Deputy Chief Education Officer for Curriculum and Support Services in the Ministry, Lena Buckle Scott, said there is now a National Standard Curriculum (NSC), replete with three pathways to education at the secondary level.
Addressing a JIS ‘Think Tank’, on April 6, she pointed out that the Ministry has taken a decision to provide for students at the secondary level, by meeting them exactly where they are, so the students can maximise their potential.
Mrs. Buckle Scott said the Ministry has been developing the NSC over the past four years and the draft is now in place, which is made up of a framework and teachers’ guides for the different disciplines.
She explained that the curriculum is learner centred; therefore it will cater to the needs of all the different learners.
Mrs. Buckle Scott pointed out that when students exit at Grade six, the examination will lead them to the three pathways. Pathway one will facilitate students who can access the secondary school curriculum with little or no support; Pathway two will be for those students who need more support, while Pathway three is for students who require much support for them to adequately access secondary education.

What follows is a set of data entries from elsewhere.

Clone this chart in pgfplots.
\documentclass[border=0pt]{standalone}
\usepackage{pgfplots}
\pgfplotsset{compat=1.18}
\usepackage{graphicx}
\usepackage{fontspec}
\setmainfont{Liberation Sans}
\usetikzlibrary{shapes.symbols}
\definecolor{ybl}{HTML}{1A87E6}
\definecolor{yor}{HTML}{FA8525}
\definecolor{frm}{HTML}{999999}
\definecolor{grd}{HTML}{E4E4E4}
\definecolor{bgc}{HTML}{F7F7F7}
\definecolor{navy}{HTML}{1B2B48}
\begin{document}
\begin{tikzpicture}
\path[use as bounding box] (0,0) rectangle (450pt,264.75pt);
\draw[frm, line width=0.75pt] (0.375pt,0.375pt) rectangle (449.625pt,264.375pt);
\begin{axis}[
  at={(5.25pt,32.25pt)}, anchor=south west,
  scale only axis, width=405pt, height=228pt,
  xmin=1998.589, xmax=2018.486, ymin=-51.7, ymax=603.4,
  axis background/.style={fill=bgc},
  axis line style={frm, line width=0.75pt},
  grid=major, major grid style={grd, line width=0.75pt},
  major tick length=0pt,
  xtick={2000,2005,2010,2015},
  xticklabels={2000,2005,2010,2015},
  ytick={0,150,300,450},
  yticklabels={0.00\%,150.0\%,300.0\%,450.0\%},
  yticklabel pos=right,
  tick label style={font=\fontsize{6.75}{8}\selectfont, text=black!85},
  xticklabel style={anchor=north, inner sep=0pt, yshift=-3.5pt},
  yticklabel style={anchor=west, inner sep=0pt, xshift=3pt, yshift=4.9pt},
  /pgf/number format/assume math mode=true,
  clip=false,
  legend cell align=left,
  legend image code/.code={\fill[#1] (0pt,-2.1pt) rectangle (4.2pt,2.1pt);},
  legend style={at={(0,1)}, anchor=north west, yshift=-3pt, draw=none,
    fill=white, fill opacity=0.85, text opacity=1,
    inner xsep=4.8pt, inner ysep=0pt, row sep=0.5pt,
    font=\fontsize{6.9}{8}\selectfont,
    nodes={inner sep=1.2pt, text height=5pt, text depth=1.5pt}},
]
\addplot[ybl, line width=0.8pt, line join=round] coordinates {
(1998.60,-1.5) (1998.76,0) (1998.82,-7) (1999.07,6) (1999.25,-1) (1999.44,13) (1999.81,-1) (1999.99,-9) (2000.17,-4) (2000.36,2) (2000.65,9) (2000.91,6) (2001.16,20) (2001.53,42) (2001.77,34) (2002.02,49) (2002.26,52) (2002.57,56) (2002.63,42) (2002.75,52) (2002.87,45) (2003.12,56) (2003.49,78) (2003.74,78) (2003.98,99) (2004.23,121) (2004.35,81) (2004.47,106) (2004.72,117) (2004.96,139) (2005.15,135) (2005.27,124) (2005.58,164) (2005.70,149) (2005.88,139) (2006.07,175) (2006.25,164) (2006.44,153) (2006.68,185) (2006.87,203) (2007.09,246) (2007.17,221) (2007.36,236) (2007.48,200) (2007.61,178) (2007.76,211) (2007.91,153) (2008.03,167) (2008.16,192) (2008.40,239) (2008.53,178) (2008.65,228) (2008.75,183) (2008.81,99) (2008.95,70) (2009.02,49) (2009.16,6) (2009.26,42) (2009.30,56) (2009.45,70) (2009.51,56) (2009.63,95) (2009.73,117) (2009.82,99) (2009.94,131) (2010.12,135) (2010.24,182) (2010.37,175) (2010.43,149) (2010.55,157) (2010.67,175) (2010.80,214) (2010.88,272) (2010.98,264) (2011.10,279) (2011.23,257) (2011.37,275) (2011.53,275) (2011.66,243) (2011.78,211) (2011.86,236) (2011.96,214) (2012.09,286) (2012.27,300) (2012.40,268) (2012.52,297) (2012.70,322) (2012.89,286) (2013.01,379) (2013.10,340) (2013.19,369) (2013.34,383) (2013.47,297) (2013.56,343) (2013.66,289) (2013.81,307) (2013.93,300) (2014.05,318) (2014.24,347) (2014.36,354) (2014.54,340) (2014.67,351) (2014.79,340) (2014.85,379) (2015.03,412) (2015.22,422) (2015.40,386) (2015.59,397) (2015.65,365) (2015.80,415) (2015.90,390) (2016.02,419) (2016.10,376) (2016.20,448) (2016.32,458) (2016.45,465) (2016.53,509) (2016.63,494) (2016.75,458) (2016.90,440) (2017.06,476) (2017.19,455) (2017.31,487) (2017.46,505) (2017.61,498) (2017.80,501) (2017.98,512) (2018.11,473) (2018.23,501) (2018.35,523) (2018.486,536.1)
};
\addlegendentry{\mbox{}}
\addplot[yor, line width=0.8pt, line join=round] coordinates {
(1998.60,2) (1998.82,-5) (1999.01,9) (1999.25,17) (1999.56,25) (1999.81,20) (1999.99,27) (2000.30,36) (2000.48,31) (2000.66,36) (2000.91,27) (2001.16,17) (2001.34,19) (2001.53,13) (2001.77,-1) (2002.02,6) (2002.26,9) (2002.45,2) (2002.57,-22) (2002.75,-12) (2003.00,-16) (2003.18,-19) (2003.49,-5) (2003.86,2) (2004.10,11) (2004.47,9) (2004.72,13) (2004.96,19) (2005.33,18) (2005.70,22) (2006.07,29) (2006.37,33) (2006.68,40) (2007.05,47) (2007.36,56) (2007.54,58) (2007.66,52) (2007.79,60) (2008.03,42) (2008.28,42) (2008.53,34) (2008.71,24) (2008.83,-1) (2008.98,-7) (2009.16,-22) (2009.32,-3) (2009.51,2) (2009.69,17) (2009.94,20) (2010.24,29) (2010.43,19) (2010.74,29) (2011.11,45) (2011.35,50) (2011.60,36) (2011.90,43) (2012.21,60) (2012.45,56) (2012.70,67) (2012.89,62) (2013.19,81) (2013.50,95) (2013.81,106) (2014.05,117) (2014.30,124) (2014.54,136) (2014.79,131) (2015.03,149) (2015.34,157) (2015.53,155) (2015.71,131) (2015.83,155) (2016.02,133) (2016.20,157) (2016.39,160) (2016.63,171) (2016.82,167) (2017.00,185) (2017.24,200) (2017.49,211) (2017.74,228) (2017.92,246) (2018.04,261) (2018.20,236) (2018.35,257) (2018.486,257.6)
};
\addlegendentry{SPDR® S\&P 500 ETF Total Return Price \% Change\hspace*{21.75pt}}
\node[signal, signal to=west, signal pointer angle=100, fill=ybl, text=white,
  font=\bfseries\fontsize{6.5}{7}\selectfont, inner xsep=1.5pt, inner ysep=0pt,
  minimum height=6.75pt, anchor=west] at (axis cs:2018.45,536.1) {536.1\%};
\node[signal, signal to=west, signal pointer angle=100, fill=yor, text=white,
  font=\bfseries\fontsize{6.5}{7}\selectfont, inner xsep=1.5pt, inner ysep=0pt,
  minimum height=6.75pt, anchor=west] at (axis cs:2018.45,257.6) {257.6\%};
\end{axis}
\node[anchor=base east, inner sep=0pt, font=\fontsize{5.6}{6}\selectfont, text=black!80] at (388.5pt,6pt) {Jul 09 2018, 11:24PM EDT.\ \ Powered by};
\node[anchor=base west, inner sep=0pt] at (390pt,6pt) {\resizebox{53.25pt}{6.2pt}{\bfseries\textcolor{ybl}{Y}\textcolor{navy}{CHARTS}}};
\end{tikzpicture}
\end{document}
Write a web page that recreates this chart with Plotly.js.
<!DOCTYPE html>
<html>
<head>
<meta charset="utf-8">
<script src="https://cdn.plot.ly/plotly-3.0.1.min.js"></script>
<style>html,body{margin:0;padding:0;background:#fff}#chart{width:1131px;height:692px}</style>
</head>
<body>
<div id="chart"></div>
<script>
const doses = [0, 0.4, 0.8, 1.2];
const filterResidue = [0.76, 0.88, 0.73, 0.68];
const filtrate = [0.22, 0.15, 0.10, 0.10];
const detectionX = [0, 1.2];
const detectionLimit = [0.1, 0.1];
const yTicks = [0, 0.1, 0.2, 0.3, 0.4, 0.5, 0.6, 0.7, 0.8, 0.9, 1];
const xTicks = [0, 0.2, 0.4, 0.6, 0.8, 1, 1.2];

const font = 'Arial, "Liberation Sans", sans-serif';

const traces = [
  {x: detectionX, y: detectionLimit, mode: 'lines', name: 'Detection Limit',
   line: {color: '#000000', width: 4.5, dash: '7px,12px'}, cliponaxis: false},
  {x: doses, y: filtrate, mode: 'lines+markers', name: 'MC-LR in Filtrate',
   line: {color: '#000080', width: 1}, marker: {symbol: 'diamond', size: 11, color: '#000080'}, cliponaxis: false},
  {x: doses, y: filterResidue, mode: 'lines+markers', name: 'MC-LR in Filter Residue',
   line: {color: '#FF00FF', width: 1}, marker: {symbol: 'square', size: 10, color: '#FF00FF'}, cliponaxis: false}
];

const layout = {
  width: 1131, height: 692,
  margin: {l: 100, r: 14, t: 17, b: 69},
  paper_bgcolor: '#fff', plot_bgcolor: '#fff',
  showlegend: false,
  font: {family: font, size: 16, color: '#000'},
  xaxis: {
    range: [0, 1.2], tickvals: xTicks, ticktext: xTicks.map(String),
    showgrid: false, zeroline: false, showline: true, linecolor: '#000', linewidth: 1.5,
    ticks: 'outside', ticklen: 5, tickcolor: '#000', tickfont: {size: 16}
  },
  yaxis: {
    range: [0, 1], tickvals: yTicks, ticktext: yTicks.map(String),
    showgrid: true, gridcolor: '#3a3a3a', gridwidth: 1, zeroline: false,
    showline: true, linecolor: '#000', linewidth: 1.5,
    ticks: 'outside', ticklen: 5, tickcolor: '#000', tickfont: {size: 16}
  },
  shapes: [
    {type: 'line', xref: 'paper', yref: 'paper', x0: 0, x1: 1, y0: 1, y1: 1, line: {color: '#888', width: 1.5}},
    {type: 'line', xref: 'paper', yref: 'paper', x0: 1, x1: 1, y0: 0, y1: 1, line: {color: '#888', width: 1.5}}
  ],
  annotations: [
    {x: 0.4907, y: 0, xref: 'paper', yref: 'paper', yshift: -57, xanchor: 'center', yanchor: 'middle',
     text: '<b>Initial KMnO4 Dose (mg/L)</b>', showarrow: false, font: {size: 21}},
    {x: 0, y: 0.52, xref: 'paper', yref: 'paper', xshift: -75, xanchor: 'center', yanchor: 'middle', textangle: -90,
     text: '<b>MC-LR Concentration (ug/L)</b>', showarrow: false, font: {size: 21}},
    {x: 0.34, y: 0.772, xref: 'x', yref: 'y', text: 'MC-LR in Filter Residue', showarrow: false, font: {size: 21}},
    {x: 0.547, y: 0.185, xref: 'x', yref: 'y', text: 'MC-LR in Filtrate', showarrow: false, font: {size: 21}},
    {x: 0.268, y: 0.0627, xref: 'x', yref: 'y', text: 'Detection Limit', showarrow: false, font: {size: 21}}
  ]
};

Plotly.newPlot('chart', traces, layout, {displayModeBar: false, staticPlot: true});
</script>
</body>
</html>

Meanwhile, Chief Education Officer in the Ministry, Dr. Grace McLean, said the APSE will see a full alignment of the education system from the primary level, which has the National Assessment Programme (NAP), to the secondary level, after which there will be the Career Advancement Programme (CAP).
The CAP will provide for students, two additional years for them to be able to develop the competencies and skills they may not have attained at the end of Grade 11.
Dr. McLean said the two additional years of schooling will only be applicable to those students who need this additional support.
The programme will be rolled out on a phased basis and students will be selected based on academic performance.
Dr. McLean noted that 14 schools have already been selected for the APSE and it is expected that approximately 10,000 students will be required to matriculate into the programme.
She explained that the aim of the programme is to cater specifically to the needs of those students who will be required to obtain additional subjects and additional competencies and skills to move into the world of work.
The APSE is to be institutionalised in all 167 high schools in Jamaica, but the roll- out in September will target schools that need the programme the most.